__TO BE DONE__. Reproduce the listing below word for word, with no pictures.

* begin *

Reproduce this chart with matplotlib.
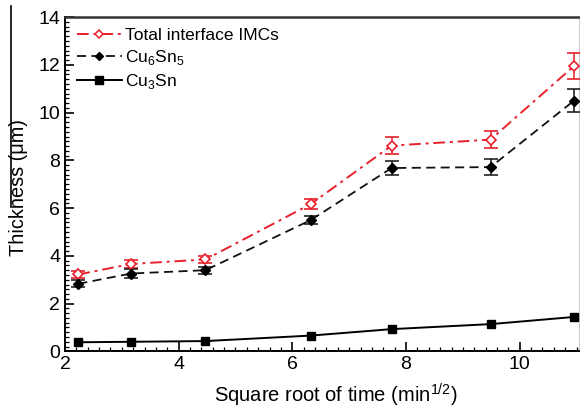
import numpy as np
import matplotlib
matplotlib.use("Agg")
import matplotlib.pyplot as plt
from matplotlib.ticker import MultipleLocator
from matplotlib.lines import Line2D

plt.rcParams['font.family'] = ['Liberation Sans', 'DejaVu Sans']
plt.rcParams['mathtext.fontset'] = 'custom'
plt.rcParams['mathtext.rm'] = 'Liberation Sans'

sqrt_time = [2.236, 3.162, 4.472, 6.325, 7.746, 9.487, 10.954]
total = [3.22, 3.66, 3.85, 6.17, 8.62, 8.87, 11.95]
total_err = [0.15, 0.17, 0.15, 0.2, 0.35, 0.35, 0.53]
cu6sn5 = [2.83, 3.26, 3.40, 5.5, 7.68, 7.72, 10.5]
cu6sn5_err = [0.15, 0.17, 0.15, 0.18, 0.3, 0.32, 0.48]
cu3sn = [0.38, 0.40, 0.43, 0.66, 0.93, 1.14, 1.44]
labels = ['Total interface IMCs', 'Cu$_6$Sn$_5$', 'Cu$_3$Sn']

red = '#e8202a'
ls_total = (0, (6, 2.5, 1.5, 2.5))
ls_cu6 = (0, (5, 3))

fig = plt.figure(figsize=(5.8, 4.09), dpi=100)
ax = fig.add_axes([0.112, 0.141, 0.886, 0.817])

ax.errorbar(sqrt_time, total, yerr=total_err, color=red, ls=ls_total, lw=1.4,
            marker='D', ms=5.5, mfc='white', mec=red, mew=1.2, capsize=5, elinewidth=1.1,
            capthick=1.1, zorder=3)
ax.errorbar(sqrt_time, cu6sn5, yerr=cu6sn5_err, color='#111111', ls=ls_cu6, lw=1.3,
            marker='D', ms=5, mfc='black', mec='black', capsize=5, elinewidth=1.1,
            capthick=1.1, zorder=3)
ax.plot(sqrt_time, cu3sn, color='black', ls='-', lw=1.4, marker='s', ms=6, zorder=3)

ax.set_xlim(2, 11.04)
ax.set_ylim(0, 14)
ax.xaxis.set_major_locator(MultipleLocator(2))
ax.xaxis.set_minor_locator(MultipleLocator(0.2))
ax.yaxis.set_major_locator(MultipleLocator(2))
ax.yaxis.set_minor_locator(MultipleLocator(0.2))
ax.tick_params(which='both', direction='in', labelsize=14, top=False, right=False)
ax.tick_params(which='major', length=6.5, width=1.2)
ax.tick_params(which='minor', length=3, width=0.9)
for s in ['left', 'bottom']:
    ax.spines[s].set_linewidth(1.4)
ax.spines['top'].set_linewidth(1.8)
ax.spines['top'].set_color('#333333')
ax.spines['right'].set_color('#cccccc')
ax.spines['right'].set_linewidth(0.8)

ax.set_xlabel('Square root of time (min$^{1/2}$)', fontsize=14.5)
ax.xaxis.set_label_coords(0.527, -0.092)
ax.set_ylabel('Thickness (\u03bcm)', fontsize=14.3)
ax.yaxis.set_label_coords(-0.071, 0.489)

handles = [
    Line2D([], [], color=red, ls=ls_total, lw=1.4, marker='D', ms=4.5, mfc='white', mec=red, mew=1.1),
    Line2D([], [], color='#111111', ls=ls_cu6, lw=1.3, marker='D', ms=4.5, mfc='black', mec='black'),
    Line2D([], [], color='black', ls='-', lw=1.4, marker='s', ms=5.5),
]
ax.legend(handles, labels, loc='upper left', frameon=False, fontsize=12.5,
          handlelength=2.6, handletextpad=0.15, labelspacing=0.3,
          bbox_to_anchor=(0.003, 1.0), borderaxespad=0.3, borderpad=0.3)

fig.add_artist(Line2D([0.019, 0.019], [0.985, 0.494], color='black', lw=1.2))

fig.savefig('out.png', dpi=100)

* end *

__COMPLETED EXERCISE__.
Reproduce this chart with matplotlib.
import numpy as np
import matplotlib
matplotlib.use("Agg")
import matplotlib.pyplot as plt
from matplotlib.ticker import MultipleLocator
from matplotlib.lines import Line2D

plt.rcParams['font.family'] = ['Liberation Sans', 'DejaVu Sans']
plt.rcParams['mathtext.fontset'] = 'custom'
plt.rcParams['mathtext.rm'] = 'Liberation Sans'

sqrt_time = [2.236, 3.162, 4.472, 6.325, 7.746, 9.487, 10.954]
total = [3.22, 3.66, 3.85, 6.17, 8.62, 8.87, 11.95]
total_err = [0.15, 0.17, 0.15, 0.2, 0.35, 0.35, 0.53]
cu6sn5 = [2.83, 3.26, 3.40, 5.5, 7.68, 7.72, 10.5]
cu6sn5_err = [0.15, 0.17, 0.15, 0.18, 0.3, 0.32, 0.48]
cu3sn = [0.38, 0.40, 0.43, 0.66, 0.93, 1.14, 1.44]
labels = ['Total interface IMCs', 'Cu$_6$Sn$_5$', 'Cu$_3$Sn']

red = '#e8202a'
ls_total = (0, (6, 2.5, 1.5, 2.5))
ls_cu6 = (0, (5, 3))

fig = plt.figure(figsize=(5.8, 4.09), dpi=100)
ax = fig.add_axes([0.112, 0.141, 0.886, 0.817])

ax.errorbar(sqrt_time, total, yerr=total_err, color=red, ls=ls_total, lw=1.4,
            marker='D', ms=5.5, mfc='white', mec=red, mew=1.2, capsize=5, elinewidth=1.1,
            capthick=1.1, zorder=3)
ax.errorbar(sqrt_time, cu6sn5, yerr=cu6sn5_err, color='#111111', ls=ls_cu6, lw=1.3,
            marker='D', ms=5, mfc='black', mec='black', capsize=5, elinewidth=1.1,
            capthick=1.1, zorder=3)
ax.plot(sqrt_time, cu3sn, color='black', ls='-', lw=1.4, marker='s', ms=6, zorder=3)

ax.set_xlim(2, 11.04)
ax.set_ylim(0, 14)
ax.xaxis.set_major_locator(MultipleLocator(2))
ax.xaxis.set_minor_locator(MultipleLocator(0.2))
ax.yaxis.set_major_locator(MultipleLocator(2))
ax.yaxis.set_minor_locator(MultipleLocator(0.2))
ax.tick_params(which='both', direction='in', labelsize=14, top=False, right=False)
ax.tick_params(which='major', length=6.5, width=1.2)
ax.tick_params(which='minor', length=3, width=0.9)
for s in ['left', 'bottom']:
    ax.spines[s].set_linewidth(1.4)
ax.spines['top'].set_linewidth(1.8)
ax.spines['top'].set_color('#333333')
ax.spines['right'].set_color('#cccccc')
ax.spines['right'].set_linewidth(0.8)

ax.set_xlabel('Square root of time (min$^{1/2}$)', fontsize=14.5)
ax.xaxis.set_label_coords(0.527, -0.092)
ax.set_ylabel('Thickness (\u03bcm)', fontsize=14.3)
ax.yaxis.set_label_coords(-0.071, 0.489)

handles = [
    Line2D([], [], color=red, ls=ls_total, lw=1.4, marker='D', ms=4.5, mfc='white', mec=red, mew=1.1),
    Line2D([], [], color='#111111', ls=ls_cu6, lw=1.3, marker='D', ms=4.5, mfc='black', mec='black'),
    Line2D([], [], color='black', ls='-', lw=1.4, marker='s', ms=5.5),
]
ax.legend(handles, labels, loc='upper left', frameon=False, fontsize=12.5,
          handlelength=2.6, handletextpad=0.15, labelspacing=0.3,
          bbox_to_anchor=(0.003, 1.0), borderaxespad=0.3, borderpad=0.3)

fig.add_artist(Line2D([0.019, 0.019], [0.985, 0.494], color='black', lw=1.2))

fig.savefig('out.png', dpi=100)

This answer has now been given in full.